Misread it, sorry. Consequently the practice I'm used to is in stark contrast to this.


----------



## Jonegy

When we were children we had to wait for Father Christmas to bring the presents - which he did (we were told) by climbing down the chimney on Christmas Eve. 

We had to leave him a present of a mince pie and a glass of sherry/port/brandy, (whatever Dad was drinking at that time   ) which had been consumed by the time we went downstairs on Christmas Day.

So I suppose that in our family we open our presents on Christmas Day.
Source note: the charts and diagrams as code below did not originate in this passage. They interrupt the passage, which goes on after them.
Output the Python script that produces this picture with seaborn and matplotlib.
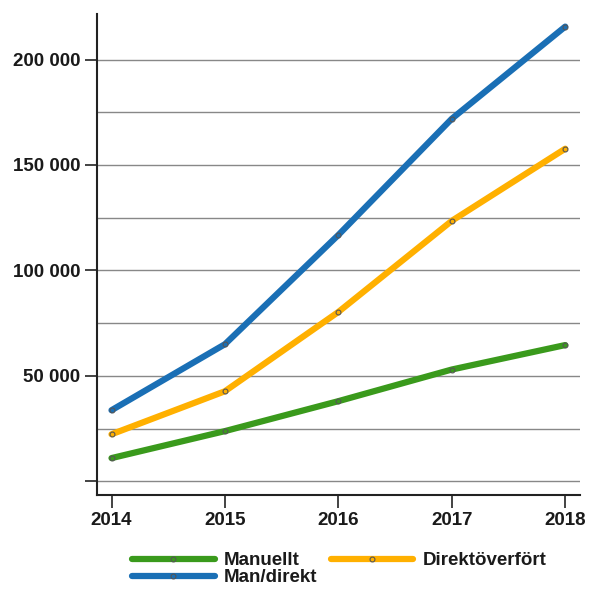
import matplotlib
matplotlib.use("Agg")
import matplotlib.pyplot as plt
import seaborn as sns
import pandas as pd
from matplotlib.ticker import FuncFormatter, MultipleLocator

years = [2014, 2015, 2016, 2017, 2018]
manuellt = [11000, 23800, 38000, 53000, 64600]
direkt = [22300, 42700, 80300, 123500, 157700]
man_direkt = [33700, 65000, 116800, 171900, 215600]
series_names = ["Manuellt", "Direktöverfört", "Man/direkt"]
colors = ["#3a9a1c", "#ffb000", "#1a6fb5"]

df = pd.DataFrame({
    "year": years * 3,
    "value": manuellt + direkt + man_direkt,
    "series": [series_names[0]] * 5 + [series_names[1]] * 5 + [series_names[2]] * 5,
})

sns.set_style("white")
plt.rcParams['font.family'] = ['Liberation Sans', 'DejaVu Sans']

fig = plt.figure(figsize=(5.9, 5.9), dpi=100)
ax = fig.add_axes([0.164, 0.161, 0.819, 0.815])

sns.lineplot(data=df, x="year", y="value", hue="series", palette=colors,
             hue_order=series_names, linewidth=4.5, marker="o", markersize=3.5,
             markerfacecolor="none", markeredgewidth=0.8, ax=ax, legend=True)
for ln in ax.get_lines():
    ln.set_solid_capstyle("round")
    ln.set_markeredgecolor("#555555")

ax.set_xlim(2013.87, 2018.13)
ax.set_ylim(-6500, 221500)
ax.set_xticks(years)
ax.set_yticks([0, 50000, 100000, 150000, 200000])
ax.yaxis.set_minor_locator(MultipleLocator(25000))
ax.yaxis.set_major_formatter(FuncFormatter(lambda v, p: "" if v == 0 else f"{int(v):,}".replace(",", " ")))
ax.grid(True, axis="y", which="both", color="#888888", linewidth=1.0)
ax.set_axisbelow(True)
ax.tick_params(axis="both", which="major", direction="out", length=9, width=1.2,
               color="#222222", labelsize=13.5, pad=3, left=True, bottom=True,
               labelcolor="#1a1a1a")
ax.tick_params(axis="y", which="minor", length=0, left=False)
for lab in ax.get_xticklabels() + ax.get_yticklabels():
    lab.set_fontweight("bold")
ax.set_xlabel("")
ax.set_ylabel("")
for s in ["top", "right"]:
    ax.spines[s].set_visible(False)
for s in ["left", "bottom"]:
    ax.spines[s].set_color("#222222")
    ax.spines[s].set_linewidth(1.5)

handles, labels = ax.get_legend_handles_labels()
ax.legend_.remove()
order = [0, 2, 1]
leg = fig.legend([handles[i] for i in order], [labels[i] for i in order],
                 loc="upper left", bbox_to_anchor=(0.208, 0.08),
                 ncol=2, frameon=False, prop={"weight": "bold", "size": 13.5},
                 handlelength=4.4, handletextpad=0.5, columnspacing=0.7,
                 labelspacing=0.0, borderpad=0)
for t in leg.get_texts():
    t.set_color("#1a1a1a")
for h in leg.legend_handles:
    h.set_linewidth(4.5)

fig.savefig("out.png", dpi=100)
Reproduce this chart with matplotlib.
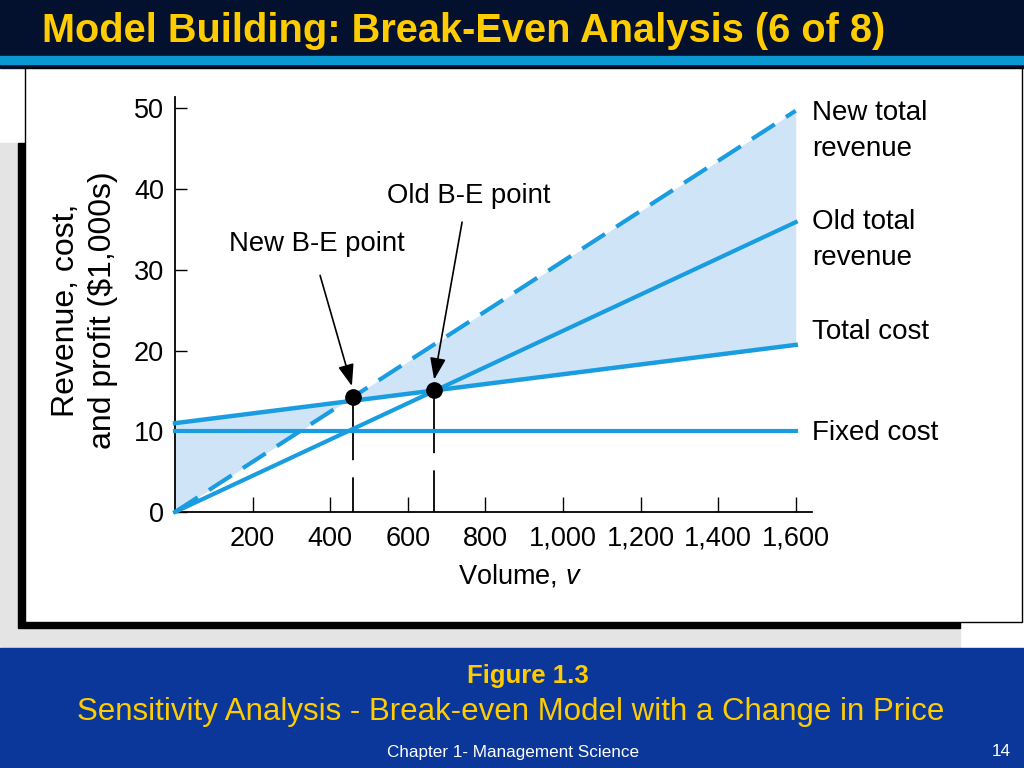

It's nice to see my children carrying on the tradition with their chidren today - even the mince pie and glass of whatever.

Seasons greetings to all.


----------



## kevinleihuang

In China, it is impolite to open the present in front of the people who gives you this present, unless he or she tells you to do so.


----------



## Pivra

In Thailand..... we try not to wrap presents... cuz its going to be unwrapped anyway...lol.. but if it is then... we keep it until the person who gave it to you left or he or she told u to do so. And you need to act as if you love it too. (I got like 3 boxes of towels for my BD last year and I acted as if I've never had it before)


----------



## SpiceMan

I don't open'em, I rip'em apart right away .


----------



## jjisneo

It depends on the the purpose the present serves really.
-If it is a christmas present than i would open on christmas
-If a birthday present i would open it on my birthday
etc.....


----------



## lampiao

In Portugal we do as Belen described they do in Spain, except for xmas gifts. Here it is traditional to open them at midnight on xmas eve. I understand in Spain they wait for 6 January, right?


----------



## blancalaw

If you consider it from the other perspective, when you give someone a gift, wouldn’t you want him or her to open it right away?  If they put it to the side, then it looks like they are not interested in opening it or they don’t care about it.  So of course I would open it right away, or if I am in doubt, I ask if I can open it.
The only exceptions are holiday parties where everyone opens their gift at once, or at baby/wedding showers.


----------



## la reine victoria

When a friend calls and brings me a present I always open it immediately as I know the friend will want to see my reaction to it, and is hoping that he/she has made a good choice.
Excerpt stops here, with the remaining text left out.